* **Problem to work on**
Quote all lines below exactly. Images stay out.

* **Data block**
━━━━━━━━━━━━━━━━
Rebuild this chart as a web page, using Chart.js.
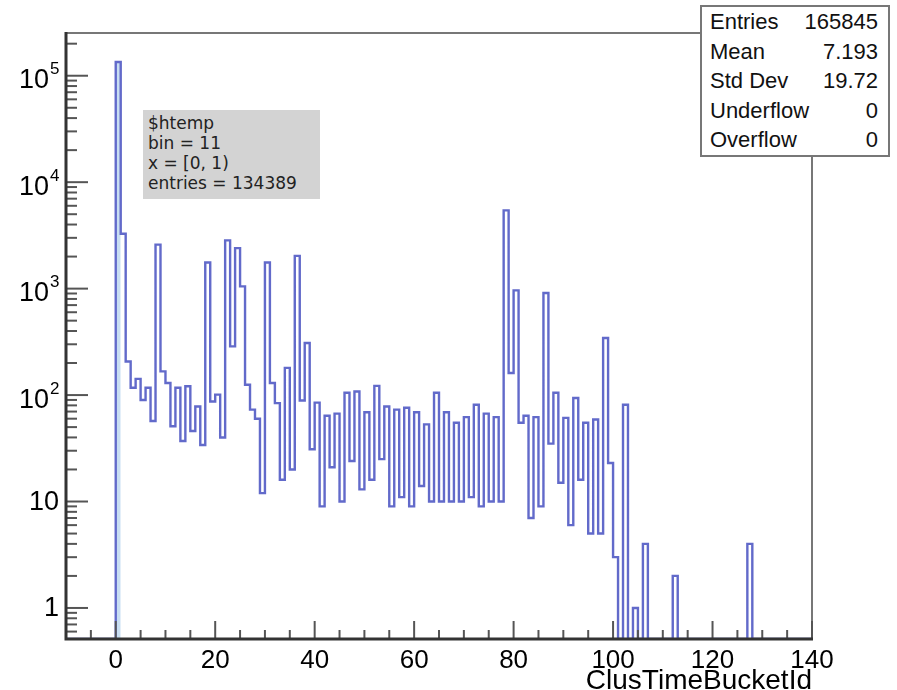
<!DOCTYPE html>
<html>
<head>
<meta charset="utf-8">
<script src="https://cdn.jsdelivr.net/npm/chart.js@4.4.0/dist/chart.umd.min.js"></script>
<style>
  body { margin: 0; background: #fff; }
  #wrap { position: relative; width: 897px; height: 690px; }
  #stats {
    position: absolute; left: 700px; top: 5px; width: 186px; height: 148px;
    border: 2px solid #777; background: #fff;
    font-family: "Liberation Sans", Arial, sans-serif; font-size: 22px; color: #111;
  }
  #stats div { display: flex; justify-content: space-between; height: 29.6px; line-height: 29.6px; padding: 0 10px 0 8px; }
  #info {
    position: absolute; left: 143px; top: 110px; width: 177px; height: 89px;
    background: #d3d3d3; padding-left: 5px; padding-top: 3px; box-sizing: border-box;
    font-family: "DejaVu Sans", sans-serif; font-size: 17px; color: #222; line-height: 20px;
  }
</style>
</head>
<body>
<div id="wrap">
  <canvas id="c"></canvas>
  <div id="info"></div>
  <div id="stats"></div>
</div>
<script>
// histogram ClusTimeBucketId, 150 bins of width 1 starting at -10
const lowEdge = -10
const binWidth = 1
const negBins = [0, 0, 0, 0, 0, 0, 0, 0, 0, 0]          // -10 .. -1
const counts0to49 = [134389, 3280, 207, 117, 142, 90, 117, 57, 2590, 167,
  130, 51, 117, 37, 121, 46, 78, 34, 1760, 87,
  101, 40, 2840, 287, 2400, 1050, 125, 73, 60, 12,
  1760, 130, 84, 16, 180, 20, 2030, 89, 308, 31,
  85, 9, 64, 21, 67, 10, 105, 24, 108, 13]
const counts50to99 = [69, 16, 122, 25, 78, 9, 73, 11, 76, 9,
  69, 14, 53, 10, 105, 10, 69, 10, 55, 10,
  62, 11, 81, 9, 67, 10, 62, 10, 5430, 161,
  962, 55, 64, 7, 62, 9, 910, 35, 105, 15,
  61, 6, 94, 16, 55, 5, 59, 5, 344, 23]
const counts100to139 = [3, 0, 81, 0, 1, 0, 4, 0, 0, 0,
  0, 0, 2, 0, 0, 0, 0, 0, 0, 0,
  0, 0, 0, 0, 0, 0, 0, 4, 0, 0,
  0, 0, 0, 0, 0, 0, 0, 0, 0, 0]
const selectedBin = 0   // bin 11 of the histogram, x = [0, 1)

const xMin = -10, xMax = 140
const yMin = 0.511, yMax = 2.52e5
const xLabels = [0, 20, 40, 60, 80, 100, 120, 140]
const yDecades = [1, 10, 100, 1000, 10000, 100000]
const xTitle = 'ClusTimeBucketId'

const statsRows = [['Entries', '165845'], ['Mean', '7.193'], ['Std Dev', '19.72'], ['Underflow', '0'], ['Overflow', '0']]
const infoLines = ['$htemp', 'bin = 11', 'x = [0, 1)', 'entries = 134389']

const counts = negBins.concat(counts0to49, counts50to99, counts100to139)

// step outline points on the bin edges, empty bins sit on the axis floor
const outline = counts.map((c, i) => ({ x: lowEdge + i * binWidth, y: c > 0 ? c : yMin }))
outline.push({ x: lowEdge + counts.length * binWidth, y: counts[counts.length - 1] > 0 ? counts[counts.length - 1] : yMin })

const selIdx = selectedBin - lowEdge
const highlight = [
  { x: selectedBin, y: counts[selIdx] },
  { x: selectedBin + binWidth, y: counts[selIdx] }
]

const LINE = 'rgb(98,106,202)'

const rootAxes = {
  id: 'rootAxes',
  afterDraw(chart) {
    const ctx = chart.ctx
    const xs = chart.scales.x, ys = chart.scales.y
    const a = chart.chartArea
    ctx.save()
    // frame
    ctx.strokeStyle = '#777'
    ctx.lineWidth = 2
    ctx.beginPath()
    ctx.moveTo(a.left, a.top); ctx.lineTo(a.right, a.top); ctx.lineTo(a.right, a.bottom)
    ctx.stroke()

    // x ticks, every 5, long ones at multiples of 20
    ctx.strokeStyle = '#555'
    ctx.lineWidth = 2
    for (let v = xMin; v <= xMax; v += 5) {
      const px = xs.getPixelForValue(v)
      const len = v % 20 === 0 ? 18 : 9
      ctx.beginPath(); ctx.moveTo(px, a.bottom); ctx.lineTo(px, a.bottom - len); ctx.stroke()
    }
    // y ticks, log decades with 2..9 minors
    for (let d = 0.1; d <= yMax; d *= 10) {
      for (let m = 1; m <= 9; m++) {
        const v = d * m
        if (v < yMin || v > yMax) continue
        const py = ys.getPixelForValue(v)
        const len = m === 1 ? 22 : 11
        ctx.beginPath(); ctx.moveTo(a.left, py); ctx.lineTo(a.left + len, py); ctx.stroke()
      }
    }
    // axis lines
    ctx.strokeStyle = '#333'
    ctx.lineWidth = 3
    ctx.beginPath()
    ctx.moveTo(a.left, a.top - 1); ctx.lineTo(a.left, a.bottom); ctx.lineTo(a.right + 1, a.bottom)
    ctx.stroke()

    // labels
    ctx.fillStyle = '#000'
    ctx.font = '26px "Liberation Sans", Arial, sans-serif'
    ctx.textAlign = 'center'
    ctx.textBaseline = 'alphabetic'
    xLabels.forEach(v => ctx.fillText(String(v), xs.getPixelForValue(v), 668))

    ctx.textAlign = 'right'
    yDecades.forEach(v => {
      const py = ys.getPixelForValue(v)
      const exp = Math.round(Math.log10(v))
      ctx.font = '27px "Liberation Sans", Arial, sans-serif'
      ctx.textBaseline = 'middle'
      if (exp <= 1) {
        ctx.fillText(String(v), 59, py + 1)
      } else {
        ctx.fillText('10', 49, py + 5)
        ctx.font = '17px "Liberation Sans", Arial, sans-serif'
        ctx.textAlign = 'left'
        ctx.fillText(String(exp), 50, py - 6)
        ctx.textAlign = 'right'
      }
    })

    ctx.font = '28px "Liberation Sans", Arial, sans-serif'
    ctx.textAlign = 'right'
    ctx.textBaseline = 'alphabetic'
    ctx.fillText(xTitle, a.right, 689)
    ctx.restore()
  }
}

new Chart(document.getElementById('c'), {
  type: 'line',
  data: {
    datasets: [
      {
        label: 'selected bin',
        data: highlight,
        stepped: true,
        borderWidth: 0,
        pointRadius: 0,
        fill: 'start',
        backgroundColor: 'rgb(200,222,242)',
        order: 2
      },
      {
        label: '$htemp',
        data: outline,
        stepped: true,
        borderColor: LINE,
        borderWidth: 2.4,
        pointRadius: 0,
        fill: false,
        order: 1
      }
    ]
  },
  options: {
    responsive: true,
    maintainAspectRatio: false,
    animation: false,
    layout: { padding: { left: 66, right: 85, top: 33, bottom: 51 } },
    plugins: { legend: { display: false }, tooltip: { enabled: false } },
    scales: {
      x: { type: 'linear', min: xMin, max: xMax, display: false },
      y: { type: 'logarithmic', min: yMin, max: yMax, display: false }
    }
  },
  plugins: [rootAxes]
})

document.getElementById('stats').innerHTML = statsRows.map(r => `<div><span>${r[0]}</span><span>${r[1]}</span></div>`).join('')
document.getElementById('info').innerHTML = infoLines.map(t => `<div>${t}</div>`).join('')
</script>
</body>
</html>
━━━━━━━━━━━━━━━━
* **Solution for this problem**
Rebuild this chart as a web page, using Chart.js.
<!DOCTYPE html>
<html>
<head>
<meta charset="utf-8">
<script src="https://cdn.jsdelivr.net/npm/chart.js@4.4.0/dist/chart.umd.min.js"></script>
<style>
  body { margin: 0; background: #fff; }
  #wrap { position: relative; width: 897px; height: 690px; }
  #stats {
    position: absolute; left: 700px; top: 5px; width: 186px; height: 148px;
    border: 2px solid #777; background: #fff;
    font-family: "Liberation Sans", Arial, sans-serif; font-size: 22px; color: #111;
  }
  #stats div { display: flex; justify-content: space-between; height: 29.6px; line-height: 29.6px; padding: 0 10px 0 8px; }
  #info {
    position: absolute; left: 143px; top: 110px; width: 177px; height: 89px;
    background: #d3d3d3; padding-left: 5px; padding-top: 3px; box-sizing: border-box;
    font-family: "DejaVu Sans", sans-serif; font-size: 17px; color: #222; line-height: 20px;
  }
</style>
</head>
<body>
<div id="wrap">
  <canvas id="c"></canvas>
  <div id="info"></div>
  <div id="stats"></div>
</div>
<script>
// histogram ClusTimeBucketId, 150 bins of width 1 starting at -10
const lowEdge = -10
const binWidth = 1
const negBins = [0, 0, 0, 0, 0, 0, 0, 0, 0, 0]          // -10 .. -1
const counts0to49 = [134389, 3280, 207, 117, 142, 90, 117, 57, 2590, 167,
  130, 51, 117, 37, 121, 46, 78, 34, 1760, 87,
  101, 40, 2840, 287, 2400, 1050, 125, 73, 60, 12,
  1760, 130, 84, 16, 180, 20, 2030, 89, 308, 31,
  85, 9, 64, 21, 67, 10, 105, 24, 108, 13]
const counts50to99 = [69, 16, 122, 25, 78, 9, 73, 11, 76, 9,
  69, 14, 53, 10, 105, 10, 69, 10, 55, 10,
  62, 11, 81, 9, 67, 10, 62, 10, 5430, 161,
  962, 55, 64, 7, 62, 9, 910, 35, 105, 15,
  61, 6, 94, 16, 55, 5, 59, 5, 344, 23]
const counts100to139 = [3, 0, 81, 0, 1, 0, 4, 0, 0, 0,
  0, 0, 2, 0, 0, 0, 0, 0, 0, 0,
  0, 0, 0, 0, 0, 0, 0, 4, 0, 0,
  0, 0, 0, 0, 0, 0, 0, 0, 0, 0]
const selectedBin = 0   // bin 11 of the histogram, x = [0, 1)

const xMin = -10, xMax = 140
const yMin = 0.511, yMax = 2.52e5
const xLabels = [0, 20, 40, 60, 80, 100, 120, 140]
const yDecades = [1, 10, 100, 1000, 10000, 100000]
const xTitle = 'ClusTimeBucketId'

const statsRows = [['Entries', '165845'], ['Mean', '7.193'], ['Std Dev', '19.72'], ['Underflow', '0'], ['Overflow', '0']]
const infoLines = ['$htemp', 'bin = 11', 'x = [0, 1)', 'entries = 134389']

const counts = negBins.concat(counts0to49, counts50to99, counts100to139)

// step outline points on the bin edges, empty bins sit on the axis floor
const outline = counts.map((c, i) => ({ x: lowEdge + i * binWidth, y: c > 0 ? c : yMin }))
outline.push({ x: lowEdge + counts.length * binWidth, y: counts[counts.length - 1] > 0 ? counts[counts.length - 1] : yMin })

const selIdx = selectedBin - lowEdge
const highlight = [
  { x: selectedBin, y: counts[selIdx] },
  { x: selectedBin + binWidth, y: counts[selIdx] }
]

const LINE = 'rgb(98,106,202)'

const rootAxes = {
  id: 'rootAxes',
  afterDraw(chart) {
    const ctx = chart.ctx
    const xs = chart.scales.x, ys = chart.scales.y
    const a = chart.chartArea
    ctx.save()
    // frame
    ctx.strokeStyle = '#777'
    ctx.lineWidth = 2
    ctx.beginPath()
    ctx.moveTo(a.left, a.top); ctx.lineTo(a.right, a.top); ctx.lineTo(a.right, a.bottom)
    ctx.stroke()

    // x ticks, every 5, long ones at multiples of 20
    ctx.strokeStyle = '#555'
    ctx.lineWidth = 2
    for (let v = xMin; v <= xMax; v += 5) {
      const px = xs.getPixelForValue(v)
      const len = v % 20 === 0 ? 18 : 9
      ctx.beginPath(); ctx.moveTo(px, a.bottom); ctx.lineTo(px, a.bottom - len); ctx.stroke()
    }
    // y ticks, log decades with 2..9 minors
    for (let d = 0.1; d <= yMax; d *= 10) {
      for (let m = 1; m <= 9; m++) {
        const v = d * m
        if (v < yMin || v > yMax) continue
        const py = ys.getPixelForValue(v)
        const len = m === 1 ? 22 : 11
        ctx.beginPath(); ctx.moveTo(a.left, py); ctx.lineTo(a.left + len, py); ctx.stroke()
      }
    }
    // axis lines
    ctx.strokeStyle = '#333'
    ctx.lineWidth = 3
    ctx.beginPath()
    ctx.moveTo(a.left, a.top - 1); ctx.lineTo(a.left, a.bottom); ctx.lineTo(a.right + 1, a.bottom)
    ctx.stroke()

    // labels
    ctx.fillStyle = '#000'
    ctx.font = '26px "Liberation Sans", Arial, sans-serif'
    ctx.textAlign = 'center'
    ctx.textBaseline = 'alphabetic'
    xLabels.forEach(v => ctx.fillText(String(v), xs.getPixelForValue(v), 668))

    ctx.textAlign = 'right'
    yDecades.forEach(v => {
      const py = ys.getPixelForValue(v)
      const exp = Math.round(Math.log10(v))
      ctx.font = '27px "Liberation Sans", Arial, sans-serif'
      ctx.textBaseline = 'middle'
      if (exp <= 1) {
        ctx.fillText(String(v), 59, py + 1)
      } else {
        ctx.fillText('10', 49, py + 5)
        ctx.font = '17px "Liberation Sans", Arial, sans-serif'
        ctx.textAlign = 'left'
        ctx.fillText(String(exp), 50, py - 6)
        ctx.textAlign = 'right'
      }
    })

    ctx.font = '28px "Liberation Sans", Arial, sans-serif'
    ctx.textAlign = 'right'
    ctx.textBaseline = 'alphabetic'
    ctx.fillText(xTitle, a.right, 689)
    ctx.restore()
  }
}

new Chart(document.getElementById('c'), {
  type: 'line',
  data: {
    datasets: [
      {
        label: 'selected bin',
        data: highlight,
        stepped: true,
        borderWidth: 0,
        pointRadius: 0,
        fill: 'start',
        backgroundColor: 'rgb(200,222,242)',
        order: 2
      },
      {
        label: '$htemp',
        data: outline,
        stepped: true,
        borderColor: LINE,
        borderWidth: 2.4,
        pointRadius: 0,
        fill: false,
        order: 1
      }
    ]
  },
  options: {
    responsive: true,
    maintainAspectRatio: false,
    animation: false,
    layout: { padding: { left: 66, right: 85, top: 33, bottom: 51 } },
    plugins: { legend: { display: false }, tooltip: { enabled: false } },
    scales: {
      x: { type: 'linear', min: xMin, max: xMax, display: false },
      y: { type: 'logarithmic', min: yMin, max: yMax, display: false }
    }
  },
  plugins: [rootAxes]
})

document.getElementById('stats').innerHTML = statsRows.map(r => `<div><span>${r[0]}</span><span>${r[1]}</span></div>`).join('')
document.getElementById('info').innerHTML = infoLines.map(t => `<div>${t}</div>`).join('')
</script>
</body>
</html>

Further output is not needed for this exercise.